The old man, though he never sought such, earned the reputation of being one of the wisest men, if not the wisest man in the known world. As a result, many young pilgrims from far and wide began to come to him in search of counsel.
One day a young Pilgrim arrived at that monastery. Despite his youth, he had completed the majority of the known pilgrimages. He approached the elder and asked him, “Master, what must I do to be a true Pilgrim?” The weathered man looked him in the eye and felt compassion for him. “Son, if you truly want to be an authentic Pilgrim, return home to your family, your neighbours, your friends and enemies and listen to them, serve them, forgive them and love them. In that way you will become a true Pilgrim.”
They say that the young man dropped his gaze, turned and left that place without saying a word, deeply saddened because while he would have been perfectly able to hike thousands of kilometers more with a heavy load on his shoulders, he was incapable of carrying out the task that the wise old man had entrusted him.
Our primary task is to listen to, serve and forgive our families, our neighbours, our friends and our enemies. In serving, forgiving and loving them we will become a true pilgrims.

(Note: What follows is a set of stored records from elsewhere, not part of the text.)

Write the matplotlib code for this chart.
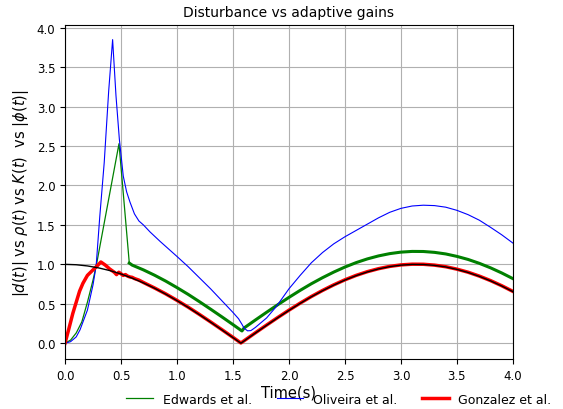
import numpy as np
import matplotlib.pyplot as plt

# disturbance |d(t)|
t_dist = [0.0, 0.1, 0.2, 0.3, 0.4, 0.5, 0.6, 0.7, 0.8, 0.9, 1.0, 1.1, 1.2, 1.3, 1.4, 1.5,
          1.5708, 1.6, 1.7, 1.8, 1.9, 2.0, 2.1, 2.2, 2.3, 2.4, 2.5, 2.6, 2.7, 2.8, 2.9, 3.0,
          3.1, 3.2, 3.3, 3.4, 3.5, 3.6, 3.7, 3.8, 3.9, 4.0]
d_abs = [1.000, 0.995, 0.980, 0.955, 0.921, 0.878, 0.825, 0.765, 0.697, 0.622, 0.540, 0.454,
         0.362, 0.267, 0.170, 0.071, 0.0, 0.029, 0.129, 0.227, 0.323, 0.416, 0.505, 0.589,
         0.666, 0.737, 0.801, 0.857, 0.904, 0.942, 0.971, 0.990, 0.999, 0.998, 0.987, 0.967,
         0.936, 0.897, 0.848, 0.791, 0.726, 0.654]

# Edwards et al. - rho(t)
t_edw = [0.0, 0.05, 0.1, 0.15, 0.2, 0.25, 0.28, 0.482, 0.574]
rho_edw = [0.0, 0.04, 0.13, 0.27, 0.52, 0.80, 0.99, 2.53, 1.016]
t_edw2 = [0.574, 0.6, 0.7, 0.8, 0.9, 1.0, 1.1, 1.2, 1.3, 1.4, 1.5, 1.58, 1.6, 1.7, 1.8,
          1.9, 2.0, 2.1, 2.2, 2.3, 2.4, 2.5, 2.6, 2.7, 2.8, 2.9, 3.0, 3.1, 3.2, 3.3, 3.4,
          3.5, 3.6, 3.7, 3.8, 3.9, 4.0]
rho_edw2 = [1.016, 0.99, 0.93, 0.862, 0.787, 0.705, 0.619, 0.527, 0.432, 0.335, 0.236, 0.155,
            0.194, 0.294, 0.392, 0.488, 0.581, 0.67, 0.754, 0.831, 0.902, 0.966, 1.022, 1.069,
            1.107, 1.136, 1.155, 1.164, 1.163, 1.152, 1.132, 1.101, 1.062, 1.013, 0.956,
            0.891, 0.819]

# Oliveira et al. - K(t)
t_oli = [0.0, 0.05, 0.1, 0.134, 0.2, 0.25, 0.265, 0.28, 0.31, 0.35, 0.39, 0.425, 0.455,
         0.485, 0.52, 0.55, 0.58, 0.62, 0.66, 0.7, 0.76, 0.85, 1.0, 1.1, 1.2, 1.3, 1.4,
         1.5, 1.55, 1.58, 1.6, 1.63, 1.66, 1.7, 1.8, 1.875, 1.9, 2.0, 2.1, 2.2, 2.3, 2.4,
         2.5, 2.6, 2.7, 2.8, 2.9, 3.0, 3.1, 3.2, 3.3, 3.4, 3.5, 3.6, 3.7, 3.8, 3.9, 4.0]
k_oli = [0.0, 0.02, 0.08, 0.17, 0.42, 0.74, 0.87, 1.02, 1.6, 2.29, 3.2, 3.85, 3.14, 2.59,
         2.12, 1.92, 1.79, 1.64, 1.55, 1.50, 1.41, 1.29, 1.10, 0.97, 0.83, 0.69, 0.54,
         0.39, 0.31, 0.24, 0.19, 0.157, 0.16, 0.20, 0.32, 0.445, 0.49, 0.69, 0.86, 1.02,
         1.15, 1.26, 1.35, 1.43, 1.51, 1.59, 1.66, 1.71, 1.74, 1.75, 1.745, 1.725, 1.685,
         1.63, 1.56, 1.47, 1.375, 1.27]

# Gonzalez et al. - |phi(t)|
t_gon = [0.0, 0.03, 0.07, 0.1, 0.13, 0.16, 0.2, 0.25, 0.28, 0.32, 0.36, 0.4, 0.44, 0.46,
         0.48, 0.5, 0.52, 0.54, 0.56, 0.58, 0.6, 0.62, 0.64, 0.66, 0.68, 0.7, 0.8, 0.9,
         1.0, 1.1, 1.2, 1.3, 1.4, 1.5, 1.5708, 1.6, 1.7, 1.8, 1.9, 2.0, 2.1, 2.2, 2.3,
         2.4, 2.5, 2.6, 2.7, 2.8, 2.9, 3.0, 3.1, 3.2, 3.3, 3.4, 3.5, 3.6, 3.7, 3.8, 3.9, 4.0]
phi_gon = [0.0, 0.16, 0.38, 0.52, 0.66, 0.76, 0.86, 0.93, 0.97, 1.03, 0.99, 0.94, 0.90,
           0.87, 0.90, 0.88, 0.86, 0.87, 0.85, 0.84, 0.835, 0.82, 0.81, 0.80, 0.785, 0.77,
           0.70, 0.625, 0.543, 0.457, 0.365, 0.27, 0.173, 0.074, 0.003, 0.032, 0.132,
           0.23, 0.326, 0.419, 0.508, 0.592, 0.669, 0.74, 0.804, 0.86, 0.907, 0.945, 0.974,
           0.993, 1.002, 1.001, 0.99, 0.97, 0.939, 0.9, 0.851, 0.794, 0.729, 0.657]

fig = plt.figure(figsize=(5.63, 4.1), dpi=100)
ax = fig.add_axes([0.1155, 0.122, 0.7955, 0.8155])

ax.plot(t_edw, rho_edw, color='green', lw=0.9, label='Edwards et al.')
ax.plot(t_edw2, rho_edw2, color='green', lw=2.2)
ax.plot(t_oli, k_oli, color='blue', lw=0.8, label='Oliveira et al.')
ax.plot(t_gon, phi_gon, color='red', lw=2.5, label='Gonzalez et al.')
ax.plot(t_dist, d_abs, color='black', lw=1.0)

ax.set_xlim(0, 4)
ax.set_ylim(-0.2, 4.04)
ax.set_xticks(np.arange(0, 4.01, 0.5))
ax.set_yticks(np.arange(0, 4.01, 0.5))
ax.tick_params(labelsize=8.5)
ax.grid(True)
ax.set_title('Disturbance vs adaptive gains', fontsize=10)
ax.set_xlabel('Time(s)', fontsize=10.5, labelpad=2)
ax.set_ylabel(r'$|d(t)|$ vs $\rho(t)$ vs $K(t)$  vs $|\phi(t)|$', fontsize=10.5)
ax.legend(loc='center', bbox_to_anchor=((339 / 563 - 0.1155) / 0.7955, -0.12), ncol=3,
          frameon=False, fontsize=9, handlelength=2.1, handletextpad=0.8,
          columnspacing=2.0, borderpad=0.1)

fig.savefig('out.png', dpi=100)
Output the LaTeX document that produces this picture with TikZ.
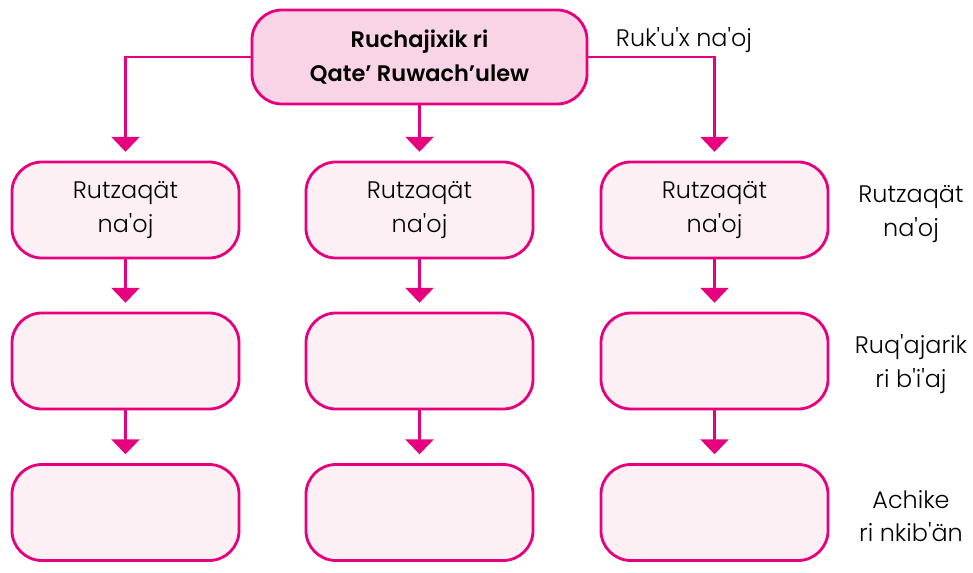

I would like to finish with a prayer from Thomas Merton:
My Lord God I have no idea where I am going. I do not see the road ahead of me. I cannot know for certain where it will end. Nor do I really know myself, and the fact that I think I am following your will does not mean that I am actually doing so. But I believe that my desire to please you, does in fact please you. And I hope that I have that desire in all that I am doing. I hope that I will never do anything apart from that desire. And I know that if I do this you will lead me by the right road though I may know nothing about it. Therefore will I trust you always though I may seem to be lost and in the shadow of death. I will not fear, for you are ever with me, and you will never leave me to face my perils alone.[1]
In the name of the Father, and of the Son, and of the Holy Spirit. Amen.
[1] Thomas Merton, Thoughts in Solitude, 1956, p.81.